Well, today was our first full day in Paris, and our first look at MQB: the administrative building into which the work of the eight Aboriginal artists has been incorporated is indeed impressive, and much of the work can be seen well from the street. Since this building is not part of the public space of the Museum, there has been some concern expressed about relegating the Aboriginal art to mere decoration, but more about that another time. It’s been a long and busy day, and a picture being worth a thousand words, I will just provide a brief sample of what we saw this morning at “the Australian Building.”
This is an overview of the ceiling paintings,from top to bottom, by Tommy Watson (barely visible), Gulumbu Yunupingu, Ningura Napurrula, and John Mawurndjul.

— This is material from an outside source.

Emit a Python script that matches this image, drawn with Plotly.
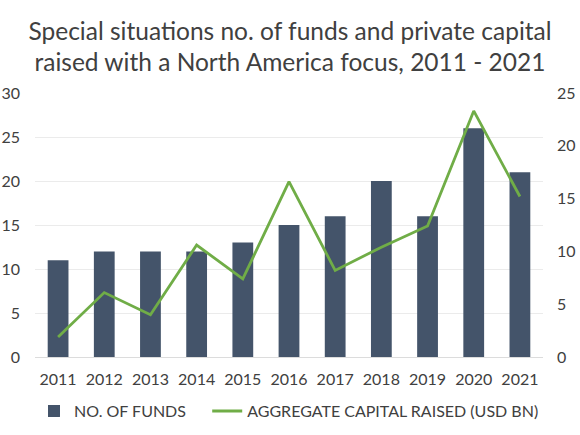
import plotly.graph_objects as go

years = ["2011", "2012", "2013", "2014", "2015", "2016", "2017", "2018", "2019", "2020", "2021"]
num_funds = [11, 12, 12, 12, 13, 15, 16, 20, 16, 26, 21]
capital_raised = [1.9, 6.1, 4.0, 10.6, 7.4, 16.6, 8.2, 10.4, 12.4, 23.3, 15.2]

FONT = "Lato"
TXT = "#404040"

fig = go.Figure()
fig.add_trace(go.Bar(
    x=years, y=num_funds, name="NO. OF FUNDS",
    marker=dict(color="#44546a", line=dict(width=0)),
    width=0.45, yaxis="y", legend="legend",
))
fig.add_trace(go.Scatter(
    x=years, y=capital_raised, name="AGGREGATE CAPITAL RAISED (USD BN)",
    mode="lines", line=dict(color="#70ad47", width=2.8), yaxis="y2", legend="legend2",
))

fig.update_layout(
    width=580, height=435,
    margin=dict(l=35, r=37, t=93, b=78),
    paper_bgcolor="white", plot_bgcolor="white",
    font=dict(family=FONT, color=TXT, size=16),
    title=dict(
        text="Special situations no. of funds and private capital<br>raised with a North America focus, 2011 - 2021",
        x=0.5, xanchor="center", y=0.909, yanchor="middle", yref="container",
        font=dict(family=FONT, size=24.5, color=TXT),
    ),
    xaxis=dict(showgrid=False, showline=False, ticks="", tickfont=dict(size=16, color=TXT),
               automargin=False, ticklabelstandoff=11),
    yaxis=dict(range=[0, 30], dtick=5, showgrid=True, gridcolor="#ebebeb", gridwidth=1,
               zeroline=True, zerolinecolor="#dcdcdc", zerolinewidth=1,
               showline=False, ticks="", tickfont=dict(size=16, color=TXT), ticklabelstandoff=14,
               automargin=False),
    yaxis2=dict(range=[0, 25], dtick=5, overlaying="y", side="right", showgrid=False,
                zeroline=False, showline=False, ticks="",
                tickfont=dict(size=16, color=TXT), ticklabelstandoff=13, automargin=False),
    legend=dict(orientation="h", x=-0.002, xanchor="left", y=0.055, yanchor="middle",
                yref="container", font=dict(size=16, color=TXT)),
    legend2=dict(orientation="h", x=0.339, xanchor="left", y=0.055, yanchor="middle",
                 yref="container", font=dict(size=16, color=TXT)),
    showlegend=True,
)

fig.write_html("out.html", post_script="document.body.style.margin='0';",
               config={"displayModeBar": False})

We thought that we would avoid the security cordon by walking past the Museum in the morning, but it turns out that Chirac’s visit was scheduled for 9 a.m. Shortly after noon, the Australian contingent emerged from the main doorway of the Australian Building, and then went into the bookstore. Here’s they are exiting a few minutes later. Gulumbu is in the orange jacket just left of center, Chirac slightly to her right. The French police were excellent, I must say, keeping security tight but allowing those of us with an interest to participate somewhat vicariously.
After all the celebrities were gone, Radio France had no one else to talk to, so they decided to ask me my opinion of the Museum. That’s me waving at Mawurndjul’s painting and trying to convince the reporter of the importance of presenting living cultures outside of the domain of Western art to the world. I’m not sure I succeeded, but it was nice to be asked.
There’s much much more to report, and many more pictures to share. But it’s well past midnight, and tomorrow we hope the actually gain admission to the Museum itself, and see more than the view from the sidewalk. I can see already it may take weeks to tell this story in full.